Author(s): Anna Ciostek / Language(s): French
Issue: 23/2023
My research interests include culturemes, including those related to the Second World War, analysed in terms of translation within the Polish/French language pair. In my earlier work I examined culturemes related to the Warsaw Uprising of 1944. In this article, I propose to compare a few of the culturemes that emerged in the German Nazi Concentration and Extermination Camp Auschwitz-Birkenau, which I have chosen from the Polish short story Proszę państwa do gazu (This Way for the Gas, Ladies and Gentlemen) by Tadeusz Borowski and its French versions, in two French translations entitled: Au gaz, messieurs-dames! translated by Geneviève Daude (Editions Polonia, 1960) and Aux douches, Mesdames et Messieurs! translated by Laurence Dyèvre and Éric Veaux (Christian Bourgois Editeur, 1992).
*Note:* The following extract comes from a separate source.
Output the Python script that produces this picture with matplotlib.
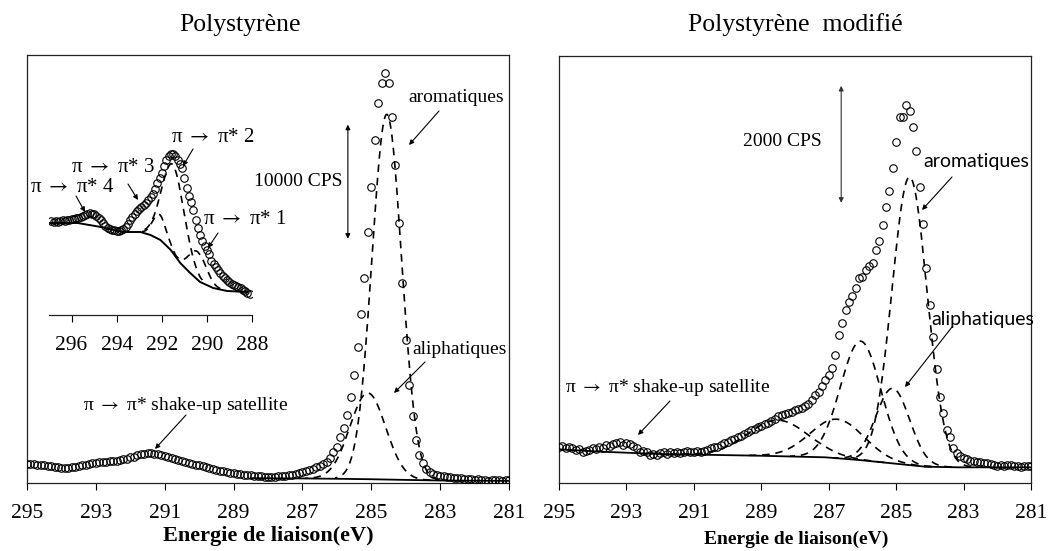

In addi tion to comparing strategies for translating the selected culturemes into French, I reached for authentic documents to see if Polish culturemes specific to Auschwitz had French equivalents outside of literature. Culturemes, according to the definition in the Dystynktywny słownik synonimów by Alicja Nagórko, Marek Łaziński and Hanna Burkhardt (2004), are “important keywords for the self-identification of a community, characterising both its attitude to tradition, inherited values, as well as its coping with present time, its current experience of the world”. I include culturemes, created in the Polish language in the reality of the German occupation, among such lexical units of cultural and emotional character, as words of collective memory.